Search code examples
assemblyx86-64machine-codeinstruction-encoding

x64 instruction encoding (r/m, reg vs reg, r/m)


What's the difference in encoding (ModRM:r/m, ModRM:reg) vs (ModRM:reg, ModRM:r/m)? Specifically say an instruction like CMPXCHG vs DIVPD. I thought the register and address was always encoded in the first byte and then the SIB and displacement in the second byte if needed?

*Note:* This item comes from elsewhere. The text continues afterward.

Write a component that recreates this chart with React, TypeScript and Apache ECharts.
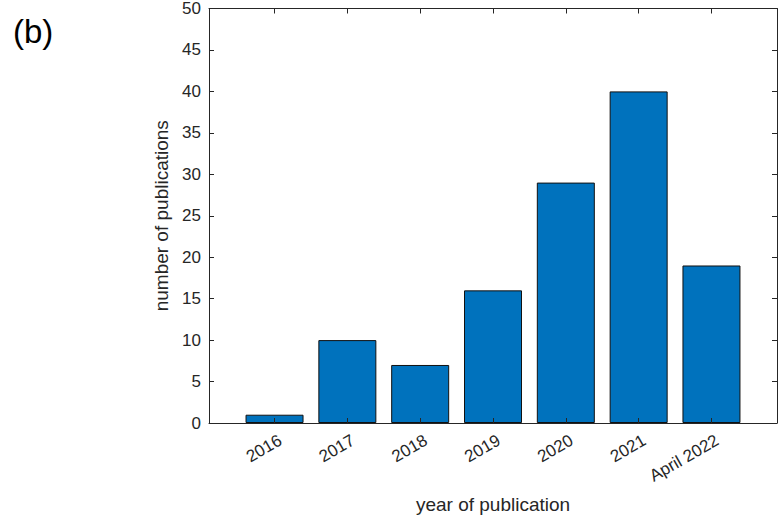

Here's my code:

    static void WriteRegisterToMemory(ICollection<Byte> bytes, IRegisterToMemoryInstruction instruction, Byte rex)
    {
        IAddress address = instruction.Address;
        Byte register = instruction.Register;

        if (address.NeedsRex)
        {
            rex |= 0x40;
            if (address.RexB)
                rex |= 1;
            if (address.RexX)
                rex |= 1 << 1;
        }

        if (register > 7)
            rex |= 0x44;        // REX.R
        if (rex != 0)
            bytes.Add(rex);

        bytes.AddRange(instruction.Opcode);
        Byte modRM = (Byte)((register % 8) << 3);
        modRM |= address.GetModRMAddressByte();
        bytes.Add(modRM);
        address.WriteScaledIndexByteAndDisplacement(bytes);
    }

So like these two instructions are encoded exactly the same with just different opcodes? (ADDs on page 457 of the intel x64 manual)

Op/En Operand 1        Operand 2 
RM    ModRM:reg (r, w) ModRM:r/m (r) 
MR    ModRM:r/m (r, w) ModRM:reg (r)

Solution

  • There isn't really any difference w.r.t. encoding, the difference is in which one is the source and which one is the destination. Most instructions have the r/m as source, except things like cmpxchg, bts, xadd, xchg is ambiguous about it (it's symmetric), ALU ops have an r/m, r form and an r/m, imm form, and obviously mov's to memory. So in encoding those instructions (even if both operands are registers), be careful "which way around" they are, or they might end up with their operands swapped. But that's all, there is in the end no difference in how they are encoded.